The shop’s owners have vowed to carry on the business and its cultural activities — perhaps as a pop-up for now, utilizing historic or public spaces in the village — as they continue to search for a new home for their beloved and iconic bookstore after losing their lease to the economics that are Sag Harbor in this day and age, when it seems more and more impossible to run a mom-and-pop business in the shadow of commercial enterprises feasting on the summer traffic in the once-provincial little village.

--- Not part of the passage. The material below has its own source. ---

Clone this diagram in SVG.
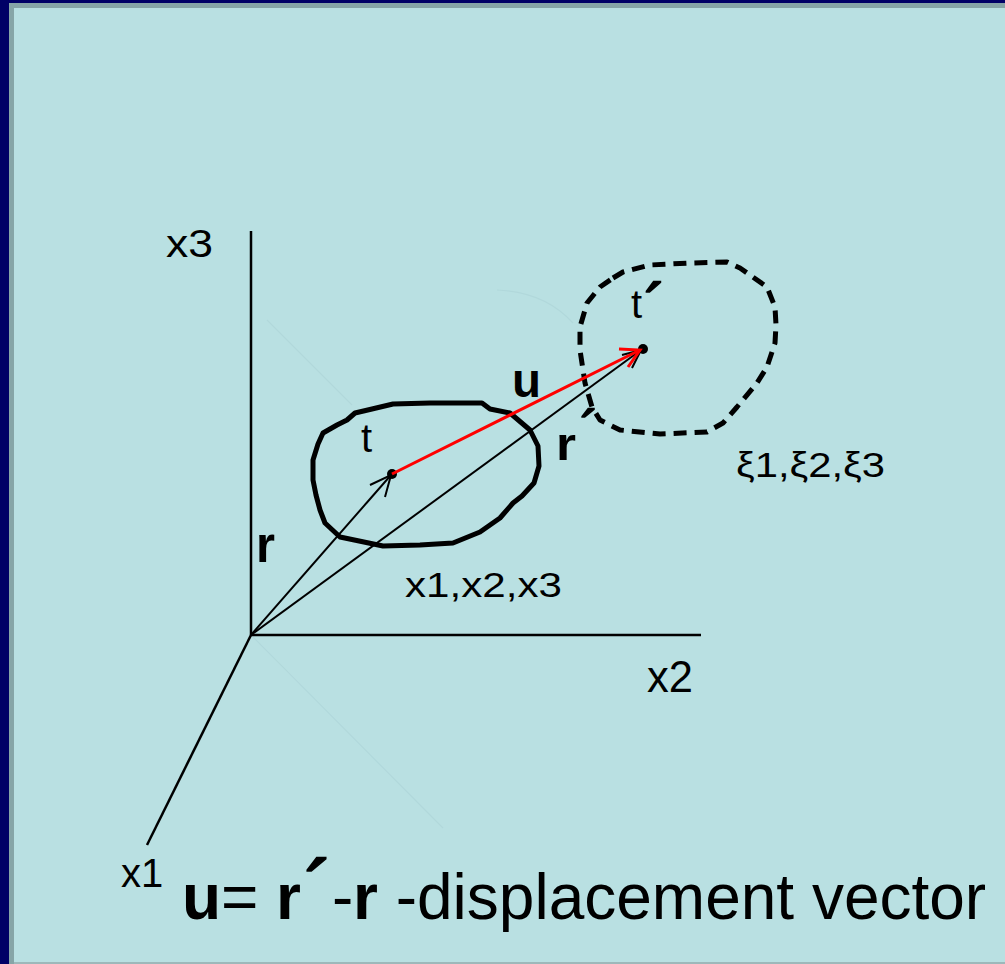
<svg xmlns="http://www.w3.org/2000/svg" width="1005" height="964" viewBox="0 0 1005 964">
  <defs>
    <style>
      .lbl { font-family: "Liberation Sans", Arial, sans-serif; fill: #000; }
      .b { font-weight: bold; }
      .acc { stroke: #000; stroke-width: 1.5; }
      .axis { stroke: #000; stroke-width: 2.5; fill: none; }
      .vec { stroke: #000; stroke-width: 2; fill: none; }
      .faint { stroke: #b1d8db; stroke-width: 1.2; fill: none; }
    </style>
  </defs>

  <!-- background and border -->
  <rect x="0" y="0" width="1005" height="964" fill="#000066"/>
  <rect x="9" y="3" width="996" height="961" fill="#86a5a7"/>
  <rect x="14" y="8" width="991" height="954" fill="#b9e0e2"/>
  <rect x="14" y="962" width="991" height="2" fill="#9db8ba"/>

  <!-- faint watermark strokes -->
  <g id="faint">
    <line class="faint" x1="267" y1="320" x2="352" y2="405"/>
    <line class="faint" x1="252" y1="636" x2="443" y2="828"/>
    <path class="faint" d="M497,290 Q545,292 573,323"/>
  </g>

  <!-- axes -->
  <g id="axes">
    <line class="axis" x1="251" y1="231" x2="251" y2="635"/>
    <line class="axis" x1="250" y1="635" x2="701" y2="635"/>
    <line class="axis" x1="251" y1="635" x2="147" y2="845"/>
  </g>

  <!-- body at t (solid) -->
  <g id="body-t">
    <path d="M355,413 L372,409 L393,404 L430,403 L482,403 L490,409 L510,413 L530,430 L538,446 L539,466 L534,483 L522,496 L513,503 L500,518 L480,532 L453,543 L420,545 L383,546 L340,537 L325,523 L320,510 L316,495 L313,480 L313,460 L318,444 L323,433 L337,425 L347,420 Z" fill="none" stroke="#000" stroke-width="5" stroke-linejoin="round"/>
    <circle cx="392" cy="474" r="5" fill="#000"/>
  </g>

  <!-- body at t' (dashed) -->
  <g id="body-t-prime">
    <path d="M613,278 L623,272 L650,265 L690,263 L727,262 L740,268 L767,287 L775,307 L776,325 L775,343 L767,367 L757,383 L737,407 L723,423 L707,432 L660,434 L620,430 L600,420 L592,407 L585,383 L580,350 L580,327 L587,303 L600,287 Z" fill="none" stroke="#000" stroke-width="5" stroke-dasharray="13,8" stroke-linejoin="round"/>
    <circle cx="643" cy="349" r="5" fill="#000"/>
  </g>

  <!-- connectors / vectors -->
  <g id="connectors">
    <line class="vec" x1="251" y1="635" x2="391" y2="475"/>
    <polyline class="vec" points="370,485 391,475 385,497"/>
    <line class="vec" x1="251" y1="635" x2="641" y2="350"/>
    <polyline class="vec" points="622,355 641,350 632,368"/>
    <line x1="392" y1="474" x2="640" y2="350" stroke="#ff0000" stroke-width="3"/>
    <polyline points="619,349 640,350 628,367" fill="none" stroke="#ff0000" stroke-width="3"/>
  </g>

  <!-- labels -->
  <g id="labels">
    <text class="lbl" x="166" y="257" font-size="38" textLength="47" lengthAdjust="spacingAndGlyphs">x3</text>
    <text class="lbl" x="647" y="692" font-size="44" textLength="46" lengthAdjust="spacingAndGlyphs">x2</text>
    <text class="lbl" x="121" y="887" font-size="40">x1</text>
    <text class="lbl" x="405" y="597" font-size="35" textLength="157" lengthAdjust="spacingAndGlyphs">x1,x2,x3</text>
    <text class="lbl" x="736" y="477" font-size="35" textLength="149" lengthAdjust="spacingAndGlyphs">ξ1,ξ2,ξ3</text>
    <text class="lbl" x="361" y="452" font-size="40">t</text>
    <text class="lbl" x="631" y="318" font-size="40">t<tspan class="acc" x="644" y="332" font-size="68">´</tspan></text>
    <text class="lbl b" x="512" y="397" font-size="48" textLength="29" lengthAdjust="spacingAndGlyphs">u</text>
    <text class="lbl b" x="256" y="562" font-size="52" textLength="19" lengthAdjust="spacingAndGlyphs">r</text>
    <text class="lbl b" x="556" y="460" font-size="46" textLength="20" lengthAdjust="spacingAndGlyphs">r</text>
    <text class="lbl acc" x="580" y="451" font-size="58">´</text>
    <text class="lbl" x="182" y="919" font-size="64"><tspan class="b">u</tspan>= <tspan class="b" x="276">r</tspan><tspan class="acc" x="304" y="924" font-size="90">´</tspan><tspan x="332" y="919">-</tspan><tspan class="b" x="353">r</tspan> -displacement vector</text>
  </g>
</svg>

Canio’s didn’t lack from public support. The store did a brisk business catering to its niche market. And as the community well knows, was so much more than a bookstore — even though walking in the door, one’s senses went on overload with the pleasantly musty smell of old tomes as the treasures of the world were hinted at on the spines of the overflowing stacks of books on the shelves and in the aisles. It was a community hub, in the form of Canio’s Cultural Café, where like-minded people from the village and across the region could gather to celebrate and enlighten one another in the arts and current events.
The store’s closing came as no surprise. The building’s owner intends to renovate a deteriorated structure. You can’t fault her for that, an effort perhaps prompted by a desire to attract one of the businesses that have been descending on the village to cater to the seasonal visitors.
In a different age, it would have been an inconvenience for the bookshop’s owners but one that would have been easily remedied by finding a new location to set up shop.
But in the current climate, that was impossible. The partners searched for months — as they slashed prices on their stock in an effort to reduce inventory — to find a new home, to no avail.
The business will continue online, and in pop-ups, as Calendrille and Szoka continue their search for a brick-and-mortar home, with tremendous support from a community hoping that the “end of an era” wasn’t literal, that Canio’s will persevere.
With luck, the community treasure that is Canio’s — the bookshop and the cultural hub — will overcome the challenges of a growing and changing Sag Harbor downtown and once again find a place in the heart of the village, where it belongs.